Guinea’s President Alpha Conde is set to hold a constitutional referendum next month, government sources said, despite protests led by an opposition alliance fearful that the poll is a ploy to enable him to stay in office.

The announcement of a referendum date is likely to further heighten tensions in the West African nation of 13 million people, most of whom live in poverty despite considerable mineral resources.

On Thursday, three people were killed in clashes with security forces in the opposition stronghold of Labe, the city’s mayor said. 

At least 26 civilians and one gendarme have died in protests to date, according to an AFP tally.

The referendum may be held simultaneously with parliamentary elections on February 16, a source close to the president’s office told AFP Thursday, asking not to be named.   

The cabinet asked Conde, 81, “to fix an appropriate date for holding the referendum”, the government said in a statement late Thursday.

“This electoral timetable will be the object of a presidential decree,” it said.
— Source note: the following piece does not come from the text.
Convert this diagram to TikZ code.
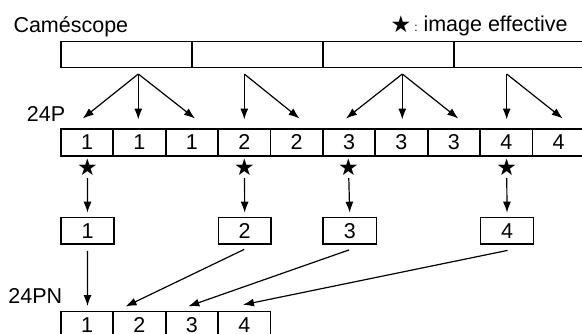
\documentclass[tikz,border=0pt]{standalone}
\usepackage{fontspec}
\setmainfont{Liberation Sans}
\newfontfamily\symfont{DejaVu Sans}
\usetikzlibrary{arrows.meta}
\begin{document}
\begin{tikzpicture}[x=1pt,y=-1pt,
  cell/.style={draw, line width=1.7pt, minimum width=52.4pt, minimum height=26.5pt,
    inner sep=0pt, anchor=north west, font=\fontsize{21.5}{25}\selectfont},
  seg/.style={draw, line width=1.7pt, minimum width=131pt, minimum height=26pt,
    inner sep=0pt, anchor=north west},
  lab/.style={anchor=base west, inner sep=0pt, font=\fontsize{21.5}{25}\selectfont},
  arr/.style={line width=1.2pt, -{Latex[length=11pt,width=8pt]}},
  staro/.style={font=\symfont\fontsize{23}{25}\selectfont, inner sep=0pt}]
\useasboundingbox (0,0) rectangle (582,333);
\clip (0,0) rectangle (582,333);
\fill[white] (0,0) rectangle (582,333);

% labels
\node[lab] (lcam) at (13.3,32) {Caméscope};
\node[staro] (lstar) at (401,24.5) {★};
\node[anchor=base, inner sep=0pt, font=\fontsize{12}{14}\selectfont] (lcolon) at (416,31) {:};
\node[lab] (limg) at (423.3,31.7) {image effective};
\node[lab] (l24p) at (26.7,121.7) {24P};
\node[lab] (l24pn) at (8.3,303.3) {24PN};

% camcorder segments
\foreach \i in {1,...,4}
  \node[seg] (c\i) at ({60+131*(\i-1)},40.7) {};

% 24P row
\foreach \i/\t in {1/1,2/1,3/1,4/2,5/2,6/3,7/3,8/3,9/4,10/4}
  \node[cell] (p\i) at ({60+52.4*(\i-1)},128.3) {\t};

% fan sources and tips
\coordinate (s1) at (138.3,74);
\coordinate (s2) at (244.3,74);
\coordinate (s3) at (402.3,74);
\coordinate (s4) at (506.7,74);
\coordinate (t1) at (82.7,118.5);
\coordinate (t2) at (138.3,119.5);
\coordinate (t3) at (195,118.5);
\coordinate (t4) at (244.3,119.5);
\coordinate (t5) at (299.5,118.5);
\coordinate (t6) at (346,118.5);
\coordinate (t7) at (402.3,119.5);
\coordinate (t8) at (458.3,118.5);
\coordinate (t9) at (506.7,119.5);
\coordinate (t10) at (562.7,118.5);
\foreach \s/\t in {s1/t1,s1/t2,s1/t3,s2/t4,s2/t5,s3/t6,s3/t7,s3/t8,s4/t9,s4/t10}
  \draw[arr] (\s) -- (\t);

% stars
\node[staro] (st1) at (87.5,167) {★};
\node[staro] (st2) at (244.5,167) {★};
\node[staro] (st3) at (348.5,167) {★};
\node[staro] (st4) at (506.7,167) {★};

% selected boxes
\node[cell, minimum width=53.3pt] (b1) at (60,216.7) {1};
\node[cell, minimum width=52.3pt] (b2) at (217.7,216.7) {2};
\node[cell, minimum width=53.3pt] (b3) at (322.3,216.7) {3};
\node[cell, minimum width=53pt] (b4) at (479.7,216.7) {4};

\foreach \i in {1,...,4}
  \draw[arr, shorten <=11pt, shorten >=4pt] (st\i.center) -- (b\i.north);

% 24PN row
\foreach \i in {1,...,4}
  \node[cell] (q\i) at ({60+52.4*(\i-1)},310.5) {\i};

\coordinate (e1) at (87.5,306);
\coordinate (e2) at (125.5,306.5);
\coordinate (e3) at (188.3,306.3);
\coordinate (e4) at (243,304.8);
\draw[arr] ([yshift=-6pt]b1.south) -- (e1);
\draw[arr] ([xshift=-0.5pt,yshift=-4.5pt]b2.south) -- (e2);
\draw[arr] ([xshift=-0.7pt,yshift=-5pt]b3.south) -- (e3);
\draw[arr] ([xshift=0.5pt,yshift=-5.5pt]b4.south) -- (e4);
\end{tikzpicture}
\end{document}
Former prime minister and opposition leader Sydia Toure also said the government is moving towards “coupling” the parliamentary election and the referendum.

He told reporters on Friday that the cabinet statement “was a sort of throwing petrol on the flames.”

Guinea has seen major demonstrations against Conde’s rule since mid-October, with a harsh crackdown.

Jailed under previous hardline regimes, Conde became Guinea’s first democratically- elected president in 2010 and was returned to office by voters in 2015 for his second and final five-year term under the current constitution.

When he announced his plan of putting a new constitution to the electorate in December, the opposition voiced suspicions he sought to start his time in office afresh with an election late in 2020.

A draft constitution presented in December still limits the number of presidential terms to two.

Critics argue, however, that a new the constitution would reset the term counter to zero and allow Conde to run a third time. 

-‘Peace and security’-

The president has neither confirmed nor denied claims that he intends to run again. 

He has simply argued that laws from the French colonial era need to be amended, with no reference to the presidential mandate. 

Tens of thousands of people have been called out on the streets against a possible third term by an alliance of opposition parties, trade unions and civil society organisations.

In an increasingly tense political environment, opposition parties have promised to prevent parliamentary elections in February from taking place. 

The main coalition of opposition groups behind the protests has also called for open-ended demonstrations and urged companies to suspend activities in the country. 

Neighbouring countries are monitoring the situation closely, fearing an escalation. 

Their eye is also on neighbouring Ivory Coast, where similarly, it remains an open question whether 78-year-old president Alassane Ouattara intends to pursue a third term this year.

Conde on Thursday ordered his security and justice ministers “to take all necessary steps to restore peace and security in the zones that have been affected in the past few days by acts of disorder, looting and vandalism.”